Brassed Off

I’ve been a Jules Feiffer fan for as long as I can remember. To my 1960s teenage mind, his cartoons and animations put him squarely in that olympian world of hip, intellectual Greenwich Village. He was in a pantheon that included comics like Mort Sahl, Lenny Bruce and Nichols and May, and publications like the Village Voice and the New York Review of Books (although, at the time, my own reading tended more toward Mad Magazine and the comic strip Pogo.)

So my attention was easily caught the other day when someone posted a YouTube video of a Feiffer animation from back in the day: “Munro” was created from the book of the same name, which Feiffer published in 1953, soon after finishing his own stint in the U.S. Army. It was fresh, imaginative, poked fun at the military, and helped get Feiffer noticed as a talented, creative spirit.

Notably, however, what made “Munro” stand out at that time was that it was fresh and imaginative – not that it poked fun at the military.  In the 1950s and 1960s, lots of people were poking fun at the military. There were syndicated cartoon strips like “Sad Sack” and “Beetle Baily”; movies such as “No Time for Sergeants” and “Operation Petticoat”; TV shows like “Sargeant Bilko,” “McHale’s Navy,” and hit movies that became TV shows, like “M.A.S.H.”
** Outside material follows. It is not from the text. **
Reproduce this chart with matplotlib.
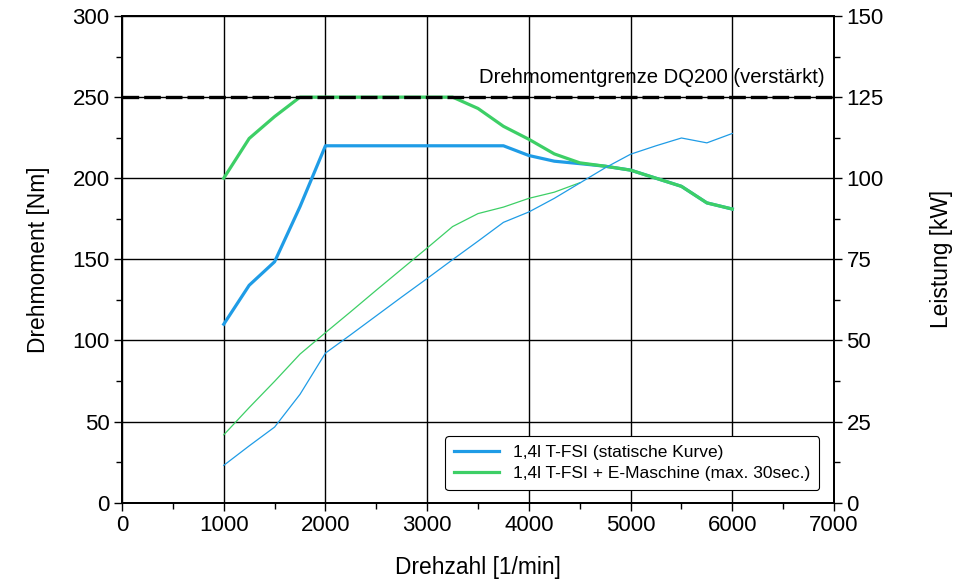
import matplotlib
matplotlib.use("Agg")
import matplotlib.pyplot as plt
from matplotlib.ticker import MultipleLocator

plt.rcParams['font.family'] = ['Liberation Sans', 'DejaVu Sans']

rpm = [1000, 1250, 1500, 1750, 2000, 2250, 2500, 2750, 3000, 3250, 3500,
       3750, 4000, 4250, 4500, 4750, 5000, 5250, 5500, 5750, 6000]

torque_tfsi = [110, 134, 148.5, 182.5, 220, 220, 220, 220, 220, 220, 220,
               220, 214, 210.5, 209, 207.4, 205, 200, 195, 184.8, 181]
torque_hybrid = [200, 224.5, 238, 250, 250, 250, 250, 250, 250, 250, 243,
                 232, 224, 215, 209.5, 207.4, 205, 200, 195, 184.8, 181]

power_tfsi = [11.5, 17.5, 23.3, 33.4, 46.1, 51.8, 57.6, 63.4, 69.1, 74.9, 80.6,
              86.4, 89.6, 93.8, 98.5, 103.2, 107.4, 110.0, 112.4, 110.9, 113.8]
rpm_hybrid_power = [1000, 1250, 1500, 1750, 2000, 2250, 2500, 2750, 3000, 3250,
                    3500, 3750, 4000, 4250, 4500]
power_hybrid = [20.9, 29.3, 37.4, 45.8, 52.4, 58.9, 65.5, 72.0, 78.5, 85.1, 89.1,
                91.1, 93.8, 95.7, 98.6]

limit_torque = 250
limit_label = "Drehmomentgrenze DQ200 (verstärkt)"
legend_labels = ["1,4l T-FSI (statische Kurve)", "1,4l T-FSI + E-Maschine (max. 30sec.)"]

blue = (0.12, 0.61, 0.90)
green = (0.24, 0.81, 0.40)

fig = plt.figure(figsize=(9.7, 5.82), dpi=100)
ax = fig.add_axes([0.1258, 0.1363, 0.734, 0.8362])
ax2 = ax.twinx()

ax.set_xlim(0, 7000)
ax.set_ylim(0, 300)
ax2.set_ylim(0, 150)

ax.grid(True, which='major', color='black', linewidth=1.0)
ax.set_axisbelow(True)

l1, = ax.plot(rpm, torque_tfsi, color=blue, linewidth=2.3, zorder=3)
l2, = ax.plot(rpm, torque_hybrid, color=green, linewidth=2.3, zorder=4)
ax.axhline(limit_torque, color='black', linewidth=2.4, linestyle=(0, (5, 1.5)), zorder=5)
ax.text(6910, 262, limit_label, ha='right', va='center', fontsize=14.6)

ax2.plot(rpm, power_tfsi, color=blue, linewidth=0.9, zorder=3)
ax2.plot(rpm_hybrid_power, power_hybrid, color=green, linewidth=0.9, zorder=2)

ax.xaxis.set_major_locator(MultipleLocator(1000))
ax.xaxis.set_minor_locator(MultipleLocator(500))
ax.yaxis.set_major_locator(MultipleLocator(50))
ax.yaxis.set_minor_locator(MultipleLocator(25))
ax2.yaxis.set_major_locator(MultipleLocator(25))
ax2.yaxis.set_minor_locator(MultipleLocator(12.5))

for a in (ax, ax2):
    a.tick_params(which='major', direction='out', length=6, width=1.0, labelsize=16, pad=3)
    a.tick_params(which='minor', direction='out', length=4, width=1.0)
    for s in a.spines.values():
        s.set_linewidth(1.3)
        s.set_color('black')

ax.set_xlabel("Drehzahl [1/min]", fontsize=16.4, labelpad=14)
ax.set_ylabel("Drehmoment [Nm]", fontsize=16.4, labelpad=16)
ax2.set_ylabel("Leistung [kW]", fontsize=16.4, labelpad=33, rotation=90)

leg = ax.legend([l1, l2], legend_labels, loc='lower right', bbox_to_anchor=(0.979, 0.026),
                fontsize=12.5, frameon=True, fancybox=True, framealpha=1,
                edgecolor='black', handlelength=2.6, handletextpad=0.8,
                borderpad=0.5, labelspacing=0.35, borderaxespad=0)
leg.get_frame().set_linewidth(0.8)
leg.set_zorder(10)

fig.savefig("out.png", dpi=100)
But then came Vietnam. Military ineptitude no longer seemed so humorous, except in the dark and bitter way, captured in works like “Catch-22.”  More important still was the end of the draft. Suddenly, millions of ordinary Americans no longer had to endure the bureaucratic bullshit and enforced conformity of military life as a rite of passage.

The debate over ending the draft was loud and long. There were arguments about fairness, efficiency, and morality. One thing I don’t recall anyone arguing was that, without a draft, nobody would satirize or make fun of the military.

But that’s what happened.

Americans argue today about whether military spending is too high or low; whether women, gay or trans people should serve in combat; whether U.S. armed forces should be used for “nation building”; and over a host of other military-related issues.

But who makes fun of the Pentagon? Where are the comically inept generals, craven careerist junior officers, overbearing drill sergeants and sad-sack grunts? Where are the funny characters who used to fill our screens and comic strips?

Gone. Now it’s “Thank you for your service” and Support Our Troops.  Even liberals are unwilling to say anything that might make them look anti-military. Feiffer’s cartoon is from a different world. I’m not sure young people today would even find it funny.